Ecology and Society (Dec 2012)
Observations of Everyday Biodiversity: a New Perspective for Conservation?
Abstract
Public involvement is one of the keys to achieving biodiversity conservation goals. Increasing public involvement in conservation activities requires investigation into what makes people more aware of nature, especially in an ordinary and local context, in their everyday lives. Among the initiatives developed to increase the public's awareness of conservation issues and individual environmental practices, citizen-science programs are based on an invitation to observe and survey nature. In our study, we examined the consequences of participation in a participative citizen-science program that takes place in an everyday-life context on individuals' knowledge and beliefs about biodiversity. This program, the French Garden Butterflies Watch, is addressed to the non-scientifically literate public and is run by the French National Museum of Natural History (MNHN). We examined the ways increased knowledge or strengthened beliefs or ideas about biodiversity can foster pro-conservation attitudes and behavior.
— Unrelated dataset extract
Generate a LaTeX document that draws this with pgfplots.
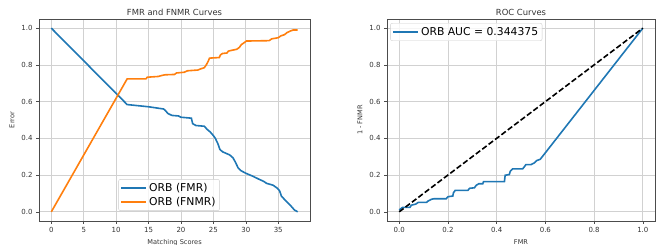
\documentclass[border=0pt]{standalone}
\usepackage{pgfplots}
\pgfplotsset{compat=1.18}
\usepackage{fontspec}
\setmainfont{DejaVu Sans}
\definecolor{mblue}{HTML}{1F77B4}
\definecolor{morange}{HTML}{FF7F0E}
\definecolor{tickgray}{HTML}{333333}
\pgfplotsset{
  mpl/.style={
    scale only axis,
    axis line style={draw=black!70, line width=0.6pt},
    grid=major,
    major grid style={draw=black!18, line width=0.7pt},
    tick align=outside, tick pos=left,
    major tick length=3pt,
    every tick/.style={draw=black!70, line width=0.6pt},
    tick label style={font=\fontsize{7}{7}\selectfont, text=tickgray},
    /pgf/number format/assume math mode=true,
    label style={font=\fontsize{6.6}{7}\selectfont, text=tickgray},
    title style={font=\fontsize{8.4}{9}\selectfont, text=tickgray, yshift=-6.5pt},
    legend style={font=\fontsize{10.8}{12}\selectfont, draw=black!20, rounded corners=2pt, fill=white, fill opacity=0.8, text opacity=1, inner sep=2pt, row sep=0pt},
    legend cell align=left,
    legend image code/.code={\draw[#1, line width=1.6pt] (0pt,0pt) -- (25pt,0pt);},
    ymin=-0.05, ymax=1.05,
    ytick={0,0.2,...,1.0},
    yticklabel style={/pgf/number format/.cd, fixed, fixed zerofill, precision=1},
  }
}
\begin{document}
\begin{tikzpicture}
\path[use as bounding box] (0,0) rectangle (661pt,245pt);
\begin{axis}[mpl,
  at={(39pt,24pt)}, anchor=south west,
  width=271pt, height=202pt,
  xmin=-1.9, xmax=39.9,
  xtick={0,5,...,35},
  title={FMR and FNMR Curves},
  xlabel={Matching Scores}, ylabel={Error},
  legend style={at={(0.48,0.05)}, anchor=south},
]
\addplot[mblue, line width=1.6pt] coordinates {
(0,1) (11.7,0.584) (15,0.572) (17.3,0.56) (17.5,0.555) (18,0.535) (18.6,0.525) (19.6,0.522) (20,0.515) (21.6,0.51) (21.8,0.48) (22.3,0.47) (23.6,0.466) (24,0.45) (24.5,0.435) (25,0.415) (25.3,0.40) (25.7,0.37) (26,0.34) (26.4,0.327) (27.5,0.31) (28,0.295) (28.4,0.27) (28.8,0.24) (29.2,0.225) (30,0.21) (31,0.195) (32,0.178) (32.8,0.165) (33.2,0.155) (34.2,0.145) (34.8,0.13) (35.2,0.115) (35.5,0.085) (35.9,0.07) (36.3,0.055) (36.6,0.045) (37,0.03) (37.5,0.01) (38,0.0)
};
\addlegendentry{ORB (FMR)}
\addplot[morange, line width=1.6pt] coordinates {
(0,0) (11.7,0.724) (14.6,0.724) (14.8,0.733) (16.5,0.737) (17,0.742) (17.5,0.746) (19,0.748) (19.3,0.756) (20.5,0.76) (21,0.768) (22.6,0.772) (23,0.778) (23.6,0.785) (23.9,0.80) (24.2,0.82) (24.4,0.837) (25.9,0.84) (26.1,0.855) (26.4,0.862) (27.1,0.865) (27.3,0.875) (27.9,0.88) (28.6,0.885) (29,0.895) (29.3,0.91) (29.7,0.92) (30.1,0.93) (33.6,0.932) (34,0.942) (35,0.948) (35.4,0.958) (36,0.965) (36.3,0.975) (36.9,0.985) (37.3,0.99) (38,0.99)
};
\addlegendentry{ORB (FNMR)}
\end{axis}
\begin{axis}[mpl,
  at={(387pt,24pt)}, anchor=south west,
  width=268pt, height=202pt,
  xmin=-0.05, xmax=1.05,
  xtick={0,0.2,...,1.0},
  xticklabel style={/pgf/number format/.cd, fixed, fixed zerofill, precision=1},
  title={ROC Curves},
  xlabel={FMR}, ylabel={1 - FNMR},
  legend style={at={(0.012,0.98)}, anchor=north west},
]
\addplot[mblue, line width=1.6pt] coordinates {
(0,0.01) (0.014,0.024) (0.044,0.024) (0.05,0.036) (0.068,0.042) (0.078,0.051) (0.112,0.051) (0.118,0.058) (0.132,0.068) (0.142,0.071) (0.193,0.071) (0.2,0.082) (0.22,0.086) (0.223,0.104) (0.23,0.117) (0.282,0.117) (0.289,0.128) (0.309,0.131) (0.316,0.144) (0.327,0.153) (0.343,0.153) (0.346,0.164) (0.432,0.164) (0.435,0.199) (0.452,0.203) (0.456,0.221) (0.466,0.234) (0.507,0.234) (0.514,0.246) (0.52,0.257) (0.541,0.257) (0.554,0.266) (0.564,0.279) (0.579,0.286) (1,1)
};
\addlegendentry{ORB AUC = 0.344375}
\addplot[black, line width=1.6pt, dash pattern=on 5.5pt off 2.5pt, forget plot] coordinates {(0,0) (1,1)};
\end{axis}
\end{tikzpicture}
\end{document}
We explored how repeated interactions with nature influence the development of knowledge in this area, and how these repeated observations of biodiversity become integrated into complex cognitive processes over time and space. We showed that repeated observations of nature can increase individual knowledge and beliefs. Our results brought out three important conclusions: (1) conservation issues must be integrated into a wider network of social relationships; (2) observing everyday nature often makes people consider its functional and evolutionary characteristics; and (3) scientific knowledge seems necessary to help people to develop their own position on ecosystems.